The worst of the storm hasn’t moved over land — yet.
Idai is in a warm, low-shear environment with sea surface temperatures of around 30 degrees Celsius, Phil Klotzbach, a tropical weather researcher at Colorado State University, told The Washington Post, noting that such conditions are ripe for the storm to maintain its intensity or even strengthen. "That environment is likely to continue for the next couple of days,” he said.
Mozambique is bracing for the storm’s arrival late Thursday into Friday. The Joint Typhoon Warning Center is calling for winds of roughly 120 mph with gusts to 150 mph as it tracks west, likely making landfall just north of Beira, Mozambique’s fourth-largest city. Forecasters say 8 to 12 inches of rain could accompany Idai’s heavy tropical feeder bands. March is Beira’s wettest month, averaging just under a foot of rainfall.
The city might also see a storm surge threat, depending on where the eye moves ashore. Just north of where the storm center makes landfall, inundations of 1-3 meters (or up to 10 feet) above mean sea level can be expected.
Idai’s drift toward Madagascar over the weekend brought heavy rain to the island nation of 25 million. In the community of Sambava, on the northeast tip of the island, 8.7 inches have come down since Sunday. Another 6.3 inches have fallen in Majunga in the past two days.
Madagascar is no stranger to tropical cyclones, last hit by Ava in January 2018. The storm displaced more than 17,000 with devastating floods and killed 29.

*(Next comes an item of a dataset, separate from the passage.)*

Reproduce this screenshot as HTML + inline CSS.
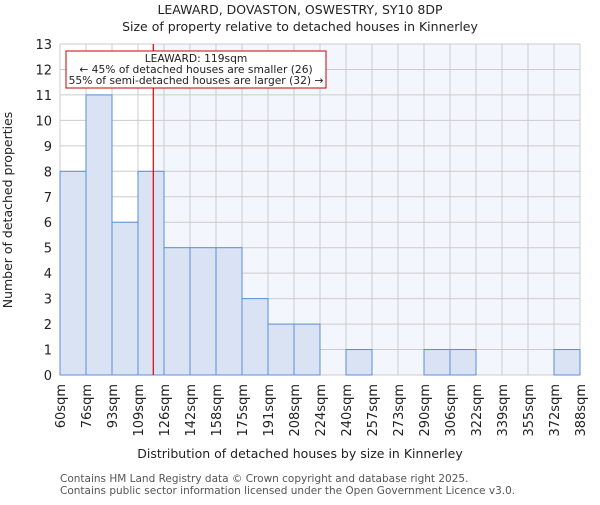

Ten months earlier, Enawo made landfall on the island’s northeast shore immediately after peaking as a strong Category 4-equivalent. Ninety-six died in the storm, which caused $50 million in damage. Madagascar’s infrastructure is susceptible to tropical cyclones, with the nation’s $12.5 billion gross domestic product ranking No. 132 in worldwide economies, according to the IMF.
The southwest Indian Ocean is cranking out more activity than normal for the 2018-19 cyclone season. Klotzbach tweeted that the season has had more than twice the average number of “major” cyclones.